「主の死を告げ知らせる聖餐」
寺島謙牧師
コリントの信徒への手紙Ⅰ 11章23~26節
本日は、世界聖餐日礼拝であるので教会がその始まりから大切に守り続けてきた、聖餐に目を向けたいと思う。聖餐は、小さなパンと小さな器に注がれた葡萄酒に与る食事である。使徒言行録2章42節に、初代教会の様子を垣間見る御言葉が書かれている。「彼らは(信徒)は、使徒の教え、相互の交わり、パンを裂くことに熱心であった」。このパンを裂く食事が聖餐であった。

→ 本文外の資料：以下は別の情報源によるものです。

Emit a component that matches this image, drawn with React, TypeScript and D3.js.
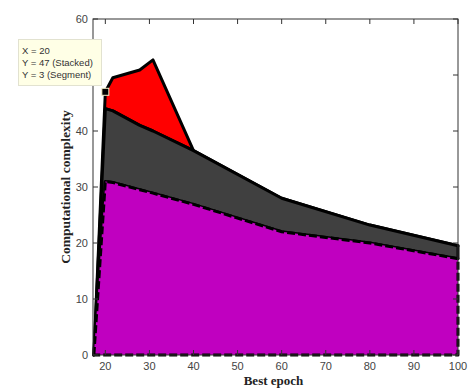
import * as d3 from "d3";
import { useRef, useEffect } from "react";

// epochs at which the layers were sampled
const epochs = [17.4, 20, 21.7, 27.8, 30.8, 40, 60, 80, 100];
// segment heights of each stacked layer
const baseLayer = [0, 31, 30.8, 29.5, 28.9, 26.9, 22, 20, 17.2];
const midLayer = [0, 13, 12.8, 11.5, 11.1, 9.6, 6, 3.2, 2.3];
const topLayer = [0, 3, 5.9, 9.9, 12.7, 0, 0, 0, 0];

const xTicks = [20, 30, 40, 50, 60, 70, 80, 90, 100];
const yTicks = [0, 10, 20, 30, 40, 50, 60];
// the 50 label sits under the data tip in the original
const hiddenYLabels = [50];

const tipLines = ["X = 20", "Y = 47 (Stacked)", "Y = 3 (Segment)"];

export default function App() {
  const svgRef = useRef<SVGSVGElement>(null);

  useEffect(() => {
    const svg = d3.select(svgRef.current);
    svg.selectAll("*").remove();

    const W = 468, H = 389;
    const left = 93, right = 458, top = 19, bottom = 355;

    const x = d3.scaleLinear().domain([17.2, 100]).range([left, right]);
    const y = d3.scaleLinear().domain([0, 60]).range([bottom, top]);

    svg.append("rect").attr("width", W).attr("height", H).attr("fill", "#fff");

    // build stacked rows
    const rows = epochs.map((e, i) => ({ e, a: baseLayer[i], b: midLayer[i], c: topLayer[i] }));
    const stack = d3.stack<any>().keys(["a", "b", "c"]);
    const series = stack(rows);

    const area = d3.area<any>()
      .x(d => x(d.data.e))
      .y0(d => y(d[0]))
      .y1(d => y(d[1]));

    const fills = ["#c000c0", "#404040", "#ff0000"];

    // draw top layer first so the dashed edge of the base sits on top
    [2, 1, 0].forEach(k => {
      svg.append("path")
        .datum(series[k])
        .attr("d", area as any)
        .attr("fill", fills[k])
        .attr("stroke", "#000")
        .attr("stroke-width", 3)
        .attr("stroke-linejoin", "round")
        .attr("stroke-dasharray", k === 0 ? "8,3" : null);
    });

    // box
    svg.append("rect")
      .attr("x", left).attr("y", top)
      .attr("width", right - left).attr("height", bottom - top)
      .attr("fill", "none").attr("stroke", "#333").attr("stroke-width", 1);

    const tk = 5;
    xTicks.forEach(t => {
      svg.append("line").attr("x1", x(t)).attr("x2", x(t)).attr("y1", bottom).attr("y2", bottom - tk).attr("stroke", "#333");
      svg.append("line").attr("x1", x(t)).attr("x2", x(t)).attr("y1", top).attr("y2", top + tk).attr("stroke", "#333");
      svg.append("text").attr("x", x(t)).attr("y", bottom + 15)
        .attr("text-anchor", "middle").attr("fill", "#444")
        .style("font-family", "Liberation Sans, Arial, sans-serif").style("font-size", "11px")
        .text(t);
    });
    yTicks.forEach(t => {
      svg.append("line").attr("x1", left).attr("x2", left + tk).attr("y1", y(t)).attr("y2", y(t)).attr("stroke", "#333");
      svg.append("line").attr("x1", right).attr("x2", right - tk).attr("y1", y(t)).attr("y2", y(t)).attr("stroke", "#333");
      if (hiddenYLabels.includes(t)) return;
      svg.append("text").attr("x", left - 5).attr("y", y(t) + 4)
        .attr("text-anchor", "end").attr("fill", "#444")
        .style("font-family", "Liberation Sans, Arial, sans-serif").style("font-size", "11px")
        .text(t);
    });

    // axis labels
    svg.append("text").attr("x", (left + right) / 2 - 2).attr("y", 385)
      .attr("text-anchor", "middle").attr("fill", "#222")
      .style("font-family", "Liberation Serif, Times New Roman, serif").style("font-size", "13px").style("font-weight", "700")
      .text("Best epoch");
    svg.append("text").attr("transform", "translate(70,187) rotate(-90)")
      .attr("text-anchor", "middle").attr("fill", "#222")
      .style("font-family", "Liberation Serif, Times New Roman, serif").style("font-size", "13.5px").style("font-weight", "700")
      .text("Computational complexity");

    // data tip
    const tipX = 20, tipY = 47;
    svg.append("rect").attr("x", x(tipX) - 3.5).attr("y", y(tipY) - 3.5).attr("width", 7).attr("height", 7)
      .attr("fill", "#000").attr("stroke", "#f4f0c8").attr("stroke-width", 1);
    svg.append("rect").attr("x", 18.5).attr("y", 39.5).attr("width", 83).attr("height", 46)
      .attr("fill", "#ffffe6").attr("stroke", "#e2e2d0").attr("stroke-width", 1);
    tipLines.forEach((s, i) => {
      svg.append("text").attr("x", 22).attr("y", 54 + i * 12.2)
        .attr("fill", "#333")
        .style("font-family", "Liberation Sans, Arial, sans-serif").style("font-size", "9.5px")
        .text(s);
    });
  }, []);

  return (
    <svg ref={svgRef} width={468} height={389}
      style={{ position: "absolute", left: 0, top: 0, display: "block" }} />
  );
}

だが聖餐は単なる食事ではなかったことを、使徒パウロは聖書において明らかにする。「わたしがあなたがたに伝えたことは、わたし自身、主から受けたものです」(23)。聖餐は主イエス・キリスト自身からパウロが受けたものであった。パウロは生前の主イエスと出会ったことはなかったが、主によって始められた聖餐が主の弟子達の口伝と信仰によって連綿と教会で行われてきたのである。そして、主の十字架の死によって成し遂げられた罪の赦しと救いの約束を聖餐によって想起することこそ、教会の重要な業となったのである。聖餐は、主の十字架の死を思い起こすと共に、主の復活によって約束された天の国の祝宴に与る希望の命に与る喜びの時なのである。